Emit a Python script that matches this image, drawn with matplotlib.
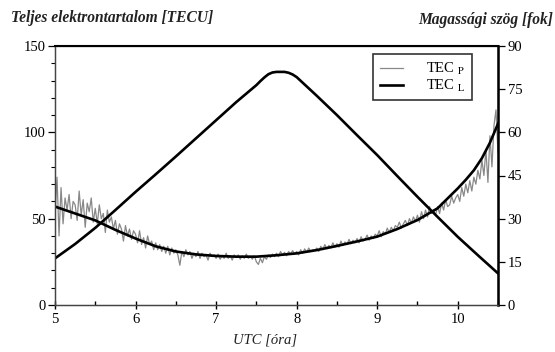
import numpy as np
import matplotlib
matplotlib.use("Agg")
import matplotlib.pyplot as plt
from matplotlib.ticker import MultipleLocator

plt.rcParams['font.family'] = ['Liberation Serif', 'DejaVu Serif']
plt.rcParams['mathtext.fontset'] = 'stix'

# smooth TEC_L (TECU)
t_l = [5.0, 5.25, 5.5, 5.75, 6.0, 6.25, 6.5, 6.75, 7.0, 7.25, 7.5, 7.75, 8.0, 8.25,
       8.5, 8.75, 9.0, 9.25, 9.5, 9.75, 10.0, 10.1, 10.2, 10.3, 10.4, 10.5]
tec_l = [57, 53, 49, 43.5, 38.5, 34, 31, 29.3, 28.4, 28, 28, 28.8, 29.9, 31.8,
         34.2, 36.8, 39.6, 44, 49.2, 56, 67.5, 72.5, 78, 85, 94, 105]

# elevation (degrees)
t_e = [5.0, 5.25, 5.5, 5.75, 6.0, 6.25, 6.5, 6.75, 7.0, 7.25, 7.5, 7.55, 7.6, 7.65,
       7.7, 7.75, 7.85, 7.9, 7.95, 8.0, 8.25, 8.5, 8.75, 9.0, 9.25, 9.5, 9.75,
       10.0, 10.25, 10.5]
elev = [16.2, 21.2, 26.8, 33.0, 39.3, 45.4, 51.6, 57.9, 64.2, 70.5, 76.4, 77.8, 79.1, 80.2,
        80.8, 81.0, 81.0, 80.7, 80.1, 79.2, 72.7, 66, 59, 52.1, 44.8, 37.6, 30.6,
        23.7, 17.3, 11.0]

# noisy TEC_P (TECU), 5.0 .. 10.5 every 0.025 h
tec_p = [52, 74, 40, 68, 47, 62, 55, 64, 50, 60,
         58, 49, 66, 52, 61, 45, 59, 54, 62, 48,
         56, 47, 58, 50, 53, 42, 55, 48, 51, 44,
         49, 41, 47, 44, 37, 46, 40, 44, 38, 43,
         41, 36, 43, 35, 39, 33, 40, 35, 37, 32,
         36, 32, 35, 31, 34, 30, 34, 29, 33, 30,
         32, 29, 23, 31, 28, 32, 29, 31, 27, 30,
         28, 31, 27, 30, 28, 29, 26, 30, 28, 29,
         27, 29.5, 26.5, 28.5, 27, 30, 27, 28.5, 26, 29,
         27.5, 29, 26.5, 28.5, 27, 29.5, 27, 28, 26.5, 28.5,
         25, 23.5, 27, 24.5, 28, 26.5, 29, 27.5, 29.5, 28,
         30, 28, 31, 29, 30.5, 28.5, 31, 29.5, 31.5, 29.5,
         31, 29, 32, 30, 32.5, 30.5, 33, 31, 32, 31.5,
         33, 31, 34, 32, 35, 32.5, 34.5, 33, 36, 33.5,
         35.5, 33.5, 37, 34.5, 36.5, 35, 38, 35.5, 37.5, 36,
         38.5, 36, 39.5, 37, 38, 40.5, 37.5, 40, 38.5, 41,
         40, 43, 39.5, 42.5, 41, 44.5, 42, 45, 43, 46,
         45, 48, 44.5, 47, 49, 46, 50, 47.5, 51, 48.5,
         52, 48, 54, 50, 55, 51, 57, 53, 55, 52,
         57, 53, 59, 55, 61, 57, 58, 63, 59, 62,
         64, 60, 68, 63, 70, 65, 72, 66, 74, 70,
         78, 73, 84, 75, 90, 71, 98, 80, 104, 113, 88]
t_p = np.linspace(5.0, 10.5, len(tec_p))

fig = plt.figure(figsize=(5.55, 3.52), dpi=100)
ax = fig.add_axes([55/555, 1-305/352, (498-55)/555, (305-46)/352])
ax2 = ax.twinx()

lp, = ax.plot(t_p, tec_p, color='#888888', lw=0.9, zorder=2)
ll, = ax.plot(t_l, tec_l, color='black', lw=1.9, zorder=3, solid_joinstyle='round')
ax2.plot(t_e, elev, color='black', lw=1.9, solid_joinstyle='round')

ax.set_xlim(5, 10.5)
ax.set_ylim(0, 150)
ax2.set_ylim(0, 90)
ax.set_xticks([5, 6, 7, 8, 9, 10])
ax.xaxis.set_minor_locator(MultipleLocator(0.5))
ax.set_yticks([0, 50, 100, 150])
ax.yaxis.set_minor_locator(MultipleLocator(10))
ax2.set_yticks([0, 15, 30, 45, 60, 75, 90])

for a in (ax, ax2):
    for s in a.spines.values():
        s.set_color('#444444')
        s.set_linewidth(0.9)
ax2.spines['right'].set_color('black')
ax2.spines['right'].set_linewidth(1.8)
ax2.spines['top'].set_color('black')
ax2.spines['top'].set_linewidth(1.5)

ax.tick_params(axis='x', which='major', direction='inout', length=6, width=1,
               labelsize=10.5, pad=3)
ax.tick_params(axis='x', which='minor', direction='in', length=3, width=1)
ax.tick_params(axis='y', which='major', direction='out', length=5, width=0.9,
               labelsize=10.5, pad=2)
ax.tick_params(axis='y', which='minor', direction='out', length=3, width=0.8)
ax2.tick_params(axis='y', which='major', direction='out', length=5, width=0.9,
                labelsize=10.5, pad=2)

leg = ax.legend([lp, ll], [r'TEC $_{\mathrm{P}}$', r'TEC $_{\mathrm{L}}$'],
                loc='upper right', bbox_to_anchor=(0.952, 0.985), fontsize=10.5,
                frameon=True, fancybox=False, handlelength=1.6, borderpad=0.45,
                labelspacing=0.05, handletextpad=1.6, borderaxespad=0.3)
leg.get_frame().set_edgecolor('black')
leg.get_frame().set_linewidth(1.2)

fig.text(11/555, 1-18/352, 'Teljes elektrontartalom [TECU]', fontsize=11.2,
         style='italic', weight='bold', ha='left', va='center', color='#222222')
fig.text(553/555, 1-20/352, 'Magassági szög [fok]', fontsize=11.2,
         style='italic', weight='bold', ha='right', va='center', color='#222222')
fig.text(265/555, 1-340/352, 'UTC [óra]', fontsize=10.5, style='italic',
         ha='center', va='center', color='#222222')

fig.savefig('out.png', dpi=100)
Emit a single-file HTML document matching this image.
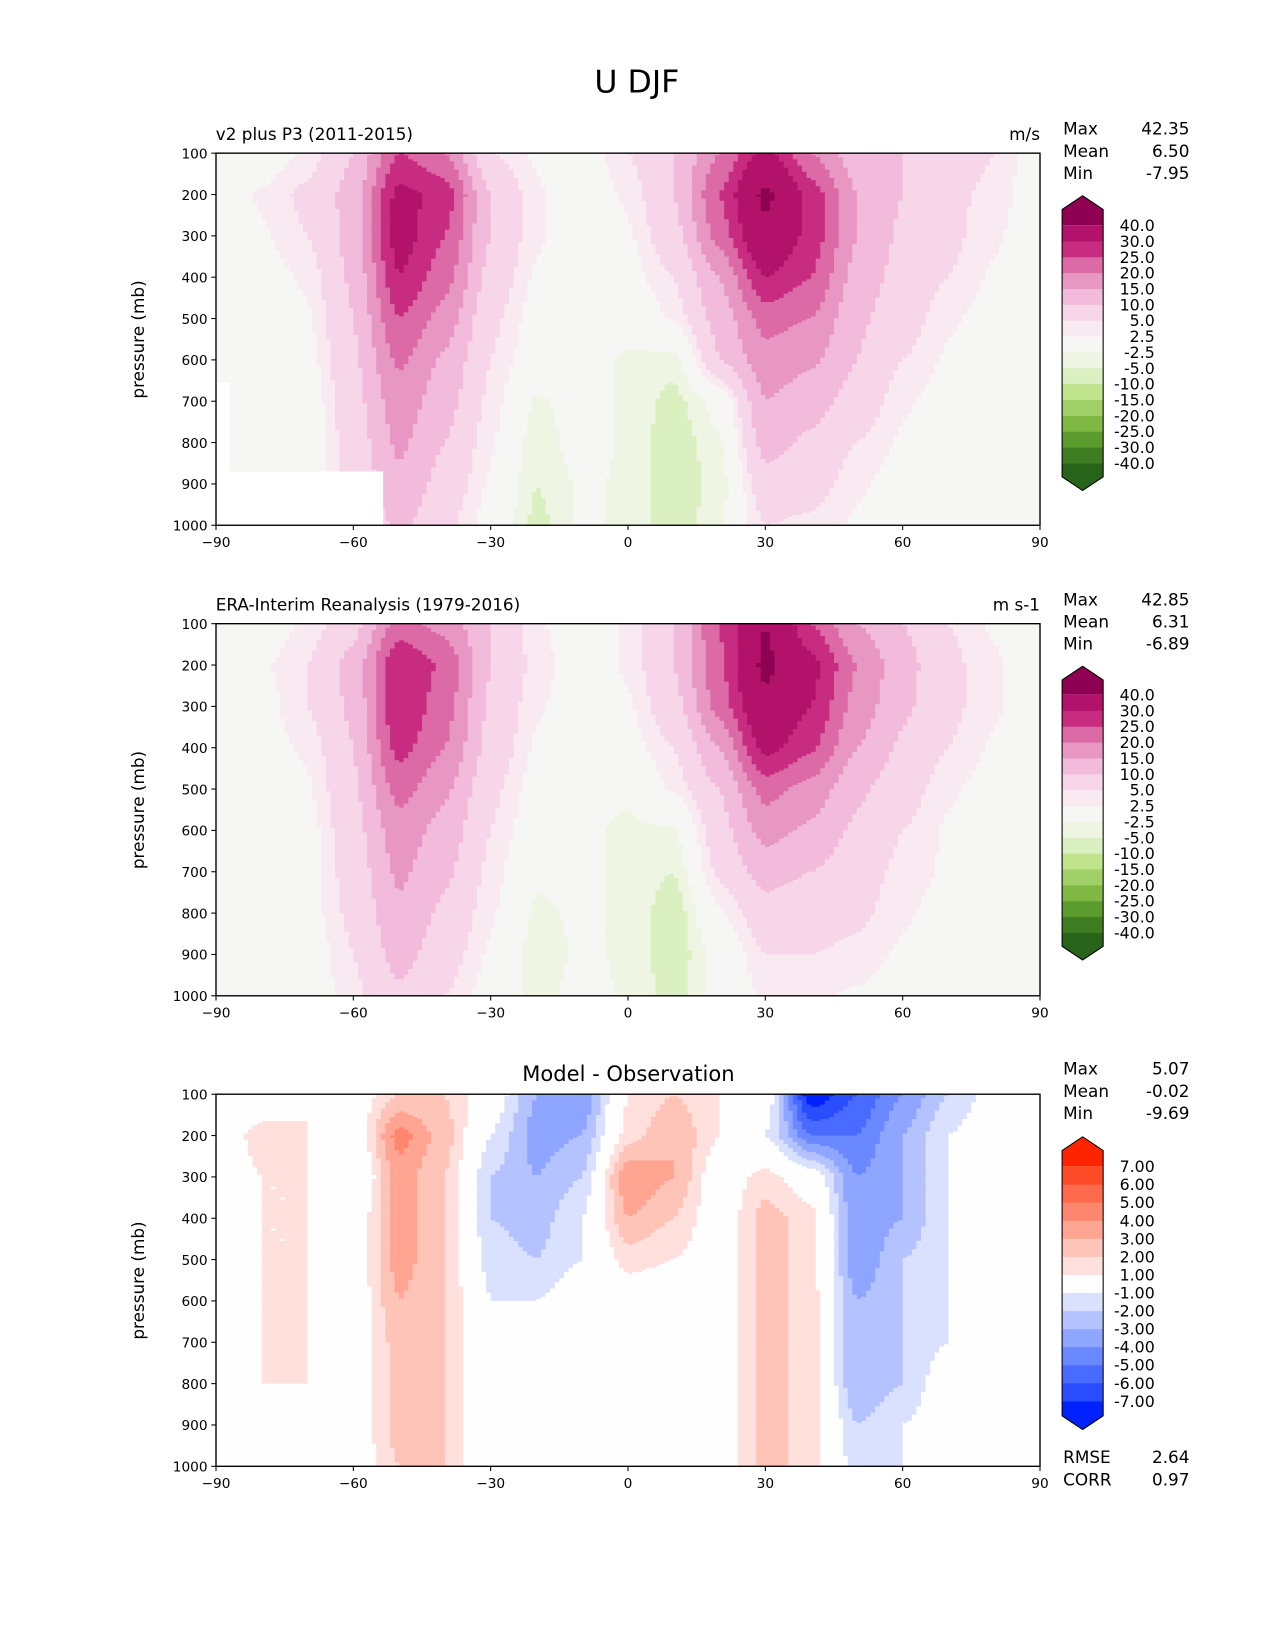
##############################
Set down again, exactly, the lines of the material above from its first line to the one with "from matplotlib.ticker import MultipleLocator", inclusive. Leave the pictures out.

The result
Emit a Python script that matches this image, drawn with matplotlib.
import numpy as np
import matplotlib
matplotlib.use("Agg")
import matplotlib.pyplot as plt
from matplotlib.ticker import MultipleLocator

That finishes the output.